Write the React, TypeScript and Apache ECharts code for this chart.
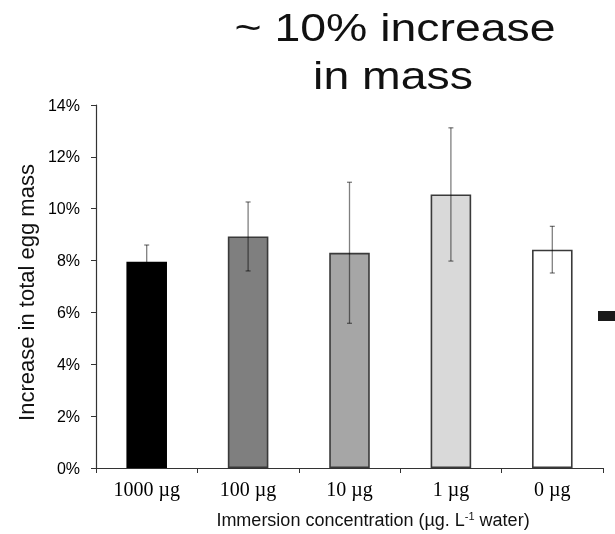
import React, { useEffect, useRef } from 'react';
import * as echarts from 'echarts';

const categories = ['1000 µg', '100 µg', '10 µg', '1 µg', '0 µg'];
const means = [7.95, 8.93, 8.3, 10.55, 8.42];
const errors = [0.65, 1.33, 2.72, 2.57, 0.9];
const barColors = ['#000000', '#7f7f7f', '#a6a6a6', '#d9d9d9', '#ffffff'];
const titleLines = ['~ 10% increase', 'in mass'];
const yAxisName = 'Increase in total egg mass';
const yMin = 0;
const yMax = 14;
const yInterval = 2;

export default function App() {
  const ref = useRef<HTMLDivElement>(null);
  useEffect(() => {
    if (!ref.current) return;
    const chart = echarts.init(ref.current, null, { renderer: 'svg' });
    const barData = means.map((m, i) => ({
      value: m,
      itemStyle: {
        color: barColors[i],
        borderColor: i === 0 ? '#000000' : '#3a3a3a',
        borderWidth: 1.6,
      },
    }));
    const errData = means.map((m, i) => [i, m - errors[i], m + errors[i]]);
    chart.setOption({
      animation: false,
      grid: { left: 96, right: 12, top: 105, bottom: 66 },
      xAxis: {
        type: 'category',
        data: categories,
        boundaryGap: true,
        axisLine: { lineStyle: { color: '#333', width: 1.2 } },
        axisTick: { show: true, inside: false, length: 5, lineStyle: { color: '#333' } },
        axisLabel: {
          margin: 11,
          color: '#000',
          fontFamily: '"Liberation Serif", "Times New Roman", serif',
          fontSize: 20,
        },
      },
      yAxis: {
        type: 'value',
        min: yMin,
        max: yMax,
        interval: yInterval,
        splitLine: { show: false },
        axisLine: { show: true, lineStyle: { color: '#333', width: 1.2 } },
        axisTick: { show: true, inside: false, length: 5, lineStyle: { color: '#333' } },
        axisLabel: {
          margin: 16,
          color: '#000',
          fontFamily: '"Liberation Sans", Arial, sans-serif',
          fontSize: 16,
          formatter: '{value}%',
        },
        name: yAxisName,
        nameLocation: 'middle',
        nameGap: 57,
        nameTextStyle: {
          color: '#111',
          fontFamily: '"Liberation Sans", Arial, sans-serif',
          fontSize: 22,
          padding: [0, 12, 0, 0],
        },
      },
      series: [
        {
          type: 'bar',
          data: barData,
          barWidth: '40%',
          z: 2,
        },
        {
          type: 'custom',
          data: errData,
          encode: { x: 0, y: [1, 2] },
          z: 3,
          renderItem: (params: any, api: any) => {
            const x = api.value(0);
            const lo = api.coord([x, api.value(1)]);
            const hi = api.coord([x, api.value(2)]);
            const cap = 2.5;
            const style = { stroke: 'rgba(0,0,0,0.5)', lineWidth: 1.3 };
            return {
              type: 'group',
              children: [
                { type: 'line', shape: { x1: lo[0], y1: lo[1], x2: hi[0], y2: hi[1] }, style },
                { type: 'line', shape: { x1: lo[0] - cap, y1: lo[1], x2: lo[0] + cap, y2: lo[1] }, style },
                { type: 'line', shape: { x1: hi[0] - cap, y1: hi[1], x2: hi[0] + cap, y2: hi[1] }, style },
              ],
            };
          },
        },
      ],
      graphic: [
        {
          type: 'text',
          x: 395,
          y: 27,
          scaleX: 1.19,
          style: {
            text: titleLines[0],
            fontSize: 39,
            fontFamily: '"Liberation Sans", Arial, sans-serif',
            fill: '#111',
            align: 'center',
            verticalAlign: 'middle',
          },
        },
        {
          type: 'text',
          x: 393,
          y: 75,
          scaleX: 1.19,
          style: {
            text: titleLines[1],
            fontSize: 39,
            fontFamily: '"Liberation Sans", Arial, sans-serif',
            fill: '#111',
            align: 'center',
            verticalAlign: 'middle',
          },
        },
        {
          type: 'text',
          x: 373,
          y: 520,
          style: {
            text: 'Immersion concentration (µg. L{sup|-1} water)',
            fontSize: 18,
            fontFamily: '"Liberation Sans", Arial, sans-serif',
            fill: '#111',
            align: 'center',
            verticalAlign: 'middle',
            rich: {
              sup: {
                fontSize: 11,
                fontFamily: '"Liberation Sans", Arial, sans-serif',
                fill: '#111',
                verticalAlign: 'top',
                padding: [0, 0, 8, 0],
              },
            },
          },
        },
        {
          type: 'rect',
          shape: { x: 598, y: 311, width: 17, height: 10 },
          style: { fill: '#1a1a1a' },
        },
      ],
    });
    return () => chart.dispose();
  }, []);
  return <div ref={ref} style={{ position: 'fixed', left: 0, top: 0, width: 615, height: 534 }} />;
}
• • • • •
Given instruction ::
Your task is to restate word for word the lines from the top of the data to the line containing "const yInterval = 2;", both ends included, with every picture left out.

Answer for the task ::
Write the React, TypeScript and Apache ECharts code for this chart.
import React, { useEffect, useRef } from 'react';
import * as echarts from 'echarts';

const categories = ['1000 µg', '100 µg', '10 µg', '1 µg', '0 µg'];
const means = [7.95, 8.93, 8.3, 10.55, 8.42];
const errors = [0.65, 1.33, 2.72, 2.57, 0.9];
const barColors = ['#000000', '#7f7f7f', '#a6a6a6', '#d9d9d9', '#ffffff'];
const titleLines = ['~ 10% increase', 'in mass'];
const yAxisName = 'Increase in total egg mass';
const yMin = 0;
const yMax = 14;
const yInterval = 2;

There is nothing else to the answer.